__Recorded data__.
####

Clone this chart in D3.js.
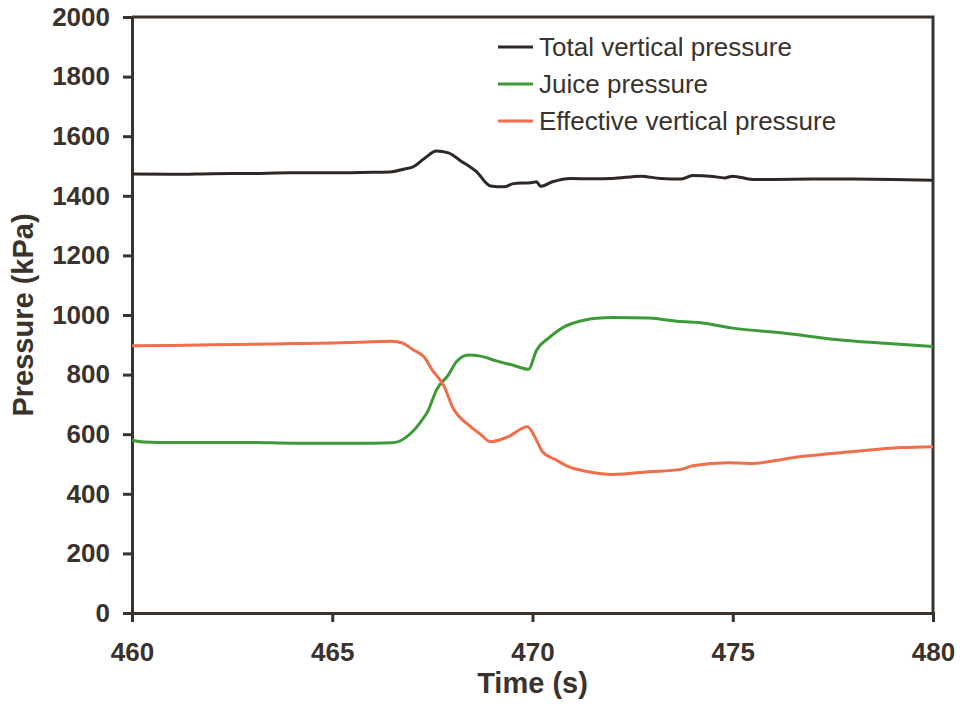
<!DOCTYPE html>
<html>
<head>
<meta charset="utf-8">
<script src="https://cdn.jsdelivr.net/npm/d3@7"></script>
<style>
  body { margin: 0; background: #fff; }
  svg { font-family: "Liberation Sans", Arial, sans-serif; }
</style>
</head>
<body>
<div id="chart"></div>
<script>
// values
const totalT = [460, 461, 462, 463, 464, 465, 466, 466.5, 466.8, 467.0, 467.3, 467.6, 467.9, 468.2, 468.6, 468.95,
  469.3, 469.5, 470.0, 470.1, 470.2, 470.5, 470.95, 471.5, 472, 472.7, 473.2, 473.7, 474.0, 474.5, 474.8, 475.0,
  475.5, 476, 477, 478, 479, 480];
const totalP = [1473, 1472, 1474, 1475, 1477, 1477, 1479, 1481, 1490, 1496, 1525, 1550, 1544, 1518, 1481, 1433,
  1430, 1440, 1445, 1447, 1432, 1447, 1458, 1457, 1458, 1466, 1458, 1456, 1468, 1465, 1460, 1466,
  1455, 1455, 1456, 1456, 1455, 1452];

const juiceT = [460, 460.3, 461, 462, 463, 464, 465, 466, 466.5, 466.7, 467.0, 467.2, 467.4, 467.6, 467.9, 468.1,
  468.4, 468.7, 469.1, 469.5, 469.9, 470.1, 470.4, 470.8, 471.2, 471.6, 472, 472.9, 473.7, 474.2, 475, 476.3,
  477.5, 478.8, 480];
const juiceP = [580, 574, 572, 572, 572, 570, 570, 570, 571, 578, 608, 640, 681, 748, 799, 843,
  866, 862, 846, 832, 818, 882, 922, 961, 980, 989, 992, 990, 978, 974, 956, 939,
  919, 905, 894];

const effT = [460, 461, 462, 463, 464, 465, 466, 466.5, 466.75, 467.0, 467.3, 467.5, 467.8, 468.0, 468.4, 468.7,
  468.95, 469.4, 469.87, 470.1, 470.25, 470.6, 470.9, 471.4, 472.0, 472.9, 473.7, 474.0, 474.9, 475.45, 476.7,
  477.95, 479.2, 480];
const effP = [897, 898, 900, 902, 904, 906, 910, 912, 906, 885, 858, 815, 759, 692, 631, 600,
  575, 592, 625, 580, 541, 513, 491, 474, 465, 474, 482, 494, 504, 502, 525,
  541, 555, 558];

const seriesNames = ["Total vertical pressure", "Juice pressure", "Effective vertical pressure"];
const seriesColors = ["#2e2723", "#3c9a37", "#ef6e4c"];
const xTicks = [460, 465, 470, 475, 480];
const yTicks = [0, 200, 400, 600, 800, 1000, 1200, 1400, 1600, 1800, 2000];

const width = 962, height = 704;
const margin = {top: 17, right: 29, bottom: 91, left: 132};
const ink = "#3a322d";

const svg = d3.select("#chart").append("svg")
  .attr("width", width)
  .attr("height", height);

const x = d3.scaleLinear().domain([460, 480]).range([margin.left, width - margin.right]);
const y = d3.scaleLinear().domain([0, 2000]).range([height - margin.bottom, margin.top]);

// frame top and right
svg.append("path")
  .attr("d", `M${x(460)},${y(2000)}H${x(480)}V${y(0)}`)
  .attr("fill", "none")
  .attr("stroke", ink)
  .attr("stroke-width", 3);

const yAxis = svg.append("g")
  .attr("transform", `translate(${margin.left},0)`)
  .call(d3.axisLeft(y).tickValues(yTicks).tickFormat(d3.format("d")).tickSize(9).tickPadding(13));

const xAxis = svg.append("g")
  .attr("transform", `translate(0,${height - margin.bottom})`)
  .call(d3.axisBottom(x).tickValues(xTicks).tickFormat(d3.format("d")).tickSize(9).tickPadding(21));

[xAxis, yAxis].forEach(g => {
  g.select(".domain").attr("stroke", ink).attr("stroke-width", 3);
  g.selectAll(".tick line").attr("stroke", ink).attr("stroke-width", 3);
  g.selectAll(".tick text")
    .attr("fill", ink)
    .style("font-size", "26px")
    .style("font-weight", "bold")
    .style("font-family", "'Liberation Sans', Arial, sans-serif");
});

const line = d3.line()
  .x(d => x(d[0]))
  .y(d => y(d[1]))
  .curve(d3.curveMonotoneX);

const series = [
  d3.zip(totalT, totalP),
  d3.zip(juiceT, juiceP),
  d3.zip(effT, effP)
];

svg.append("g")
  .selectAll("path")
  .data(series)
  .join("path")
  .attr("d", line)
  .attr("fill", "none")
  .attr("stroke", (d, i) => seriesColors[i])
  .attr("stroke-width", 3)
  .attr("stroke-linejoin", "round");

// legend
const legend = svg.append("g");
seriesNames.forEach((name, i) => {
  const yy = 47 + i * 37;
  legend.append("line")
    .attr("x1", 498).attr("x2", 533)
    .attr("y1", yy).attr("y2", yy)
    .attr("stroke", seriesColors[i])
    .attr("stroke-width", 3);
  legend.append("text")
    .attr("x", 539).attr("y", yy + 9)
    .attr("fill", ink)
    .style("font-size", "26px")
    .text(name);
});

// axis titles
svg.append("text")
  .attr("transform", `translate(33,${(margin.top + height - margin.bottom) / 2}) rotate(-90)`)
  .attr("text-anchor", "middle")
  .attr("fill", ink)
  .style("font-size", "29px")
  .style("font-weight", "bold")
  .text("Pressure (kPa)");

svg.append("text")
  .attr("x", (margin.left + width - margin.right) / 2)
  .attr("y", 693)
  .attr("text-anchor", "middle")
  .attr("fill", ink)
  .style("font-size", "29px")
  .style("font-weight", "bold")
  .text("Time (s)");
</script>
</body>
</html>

####

__Work to do__.
Copy out the listing exactly as it stands, but not the pictures.

__Written answer__.
Clone this chart in D3.js.
<!DOCTYPE html>
<html>
<head>
<meta charset="utf-8">
<script src="https://cdn.jsdelivr.net/npm/d3@7"></script>
<style>
  body { margin: 0; background: #fff; }
  svg { font-family: "Liberation Sans", Arial, sans-serif; }
</style>
</head>
<body>
<div id="chart"></div>
<script>
// values
const totalT = [460, 461, 462, 463, 464, 465, 466, 466.5, 466.8, 467.0, 467.3, 467.6, 467.9, 468.2, 468.6, 468.95,
  469.3, 469.5, 470.0, 470.1, 470.2, 470.5, 470.95, 471.5, 472, 472.7, 473.2, 473.7, 474.0, 474.5, 474.8, 475.0,
  475.5, 476, 477, 478, 479, 480];
const totalP = [1473, 1472, 1474, 1475, 1477, 1477, 1479, 1481, 1490, 1496, 1525, 1550, 1544, 1518, 1481, 1433,
  1430, 1440, 1445, 1447, 1432, 1447, 1458, 1457, 1458, 1466, 1458, 1456, 1468, 1465, 1460, 1466,
  1455, 1455, 1456, 1456, 1455, 1452];

const juiceT = [460, 460.3, 461, 462, 463, 464, 465, 466, 466.5, 466.7, 467.0, 467.2, 467.4, 467.6, 467.9, 468.1,
  468.4, 468.7, 469.1, 469.5, 469.9, 470.1, 470.4, 470.8, 471.2, 471.6, 472, 472.9, 473.7, 474.2, 475, 476.3,
  477.5, 478.8, 480];
const juiceP = [580, 574, 572, 572, 572, 570, 570, 570, 571, 578, 608, 640, 681, 748, 799, 843,
  866, 862, 846, 832, 818, 882, 922, 961, 980, 989, 992, 990, 978, 974, 956, 939,
  919, 905, 894];

const effT = [460, 461, 462, 463, 464, 465, 466, 466.5, 466.75, 467.0, 467.3, 467.5, 467.8, 468.0, 468.4, 468.7,
  468.95, 469.4, 469.87, 470.1, 470.25, 470.6, 470.9, 471.4, 472.0, 472.9, 473.7, 474.0, 474.9, 475.45, 476.7,
  477.95, 479.2, 480];
const effP = [897, 898, 900, 902, 904, 906, 910, 912, 906, 885, 858, 815, 759, 692, 631, 600,
  575, 592, 625, 580, 541, 513, 491, 474, 465, 474, 482, 494, 504, 502, 525,
  541, 555, 558];

const seriesNames = ["Total vertical pressure", "Juice pressure", "Effective vertical pressure"];
const seriesColors = ["#2e2723", "#3c9a37", "#ef6e4c"];
const xTicks = [460, 465, 470, 475, 480];
const yTicks = [0, 200, 400, 600, 800, 1000, 1200, 1400, 1600, 1800, 2000];

const width = 962, height = 704;
const margin = {top: 17, right: 29, bottom: 91, left: 132};
const ink = "#3a322d";

const svg = d3.select("#chart").append("svg")
  .attr("width", width)
  .attr("height", height);

const x = d3.scaleLinear().domain([460, 480]).range([margin.left, width - margin.right]);
const y = d3.scaleLinear().domain([0, 2000]).range([height - margin.bottom, margin.top]);

// frame top and right
svg.append("path")
  .attr("d", `M${x(460)},${y(2000)}H${x(480)}V${y(0)}`)
  .attr("fill", "none")
  .attr("stroke", ink)
  .attr("stroke-width", 3);

const yAxis = svg.append("g")
  .attr("transform", `translate(${margin.left},0)`)
  .call(d3.axisLeft(y).tickValues(yTicks).tickFormat(d3.format("d")).tickSize(9).tickPadding(13));

const xAxis = svg.append("g")
  .attr("transform", `translate(0,${height - margin.bottom})`)
  .call(d3.axisBottom(x).tickValues(xTicks).tickFormat(d3.format("d")).tickSize(9).tickPadding(21));

[xAxis, yAxis].forEach(g => {
  g.select(".domain").attr("stroke", ink).attr("stroke-width", 3);
  g.selectAll(".tick line").attr("stroke", ink).attr("stroke-width", 3);
  g.selectAll(".tick text")
    .attr("fill", ink)
    .style("font-size", "26px")
    .style("font-weight", "bold")
    .style("font-family", "'Liberation Sans', Arial, sans-serif");
});

const line = d3.line()
  .x(d => x(d[0]))
  .y(d => y(d[1]))
  .curve(d3.curveMonotoneX);

const series = [
  d3.zip(totalT, totalP),
  d3.zip(juiceT, juiceP),
  d3.zip(effT, effP)
];

svg.append("g")
  .selectAll("path")
  .data(series)
  .join("path")
  .attr("d", line)
  .attr("fill", "none")
  .attr("stroke", (d, i) => seriesColors[i])
  .attr("stroke-width", 3)
  .attr("stroke-linejoin", "round");

// legend
const legend = svg.append("g");
seriesNames.forEach((name, i) => {
  const yy = 47 + i * 37;
  legend.append("line")
    .attr("x1", 498).attr("x2", 533)
    .attr("y1", yy).attr("y2", yy)
    .attr("stroke", seriesColors[i])
    .attr("stroke-width", 3);
  legend.append("text")
    .attr("x", 539).attr("y", yy + 9)
    .attr("fill", ink)
    .style("font-size", "26px")
    .text(name);
});

// axis titles
svg.append("text")
  .attr("transform", `translate(33,${(margin.top + height - margin.bottom) / 2}) rotate(-90)`)
  .attr("text-anchor", "middle")
  .attr("fill", ink)
  .style("font-size", "29px")
  .style("font-weight", "bold")
  .text("Pressure (kPa)");

svg.append("text")
  .attr("x", (margin.left + width - margin.right) / 2)
  .attr("y", 693)
  .attr("text-anchor", "middle")
  .attr("fill", ink)
  .style("font-size", "29px")
  .style("font-weight", "bold")
  .text("Time (s)");
</script>
</body>
</html>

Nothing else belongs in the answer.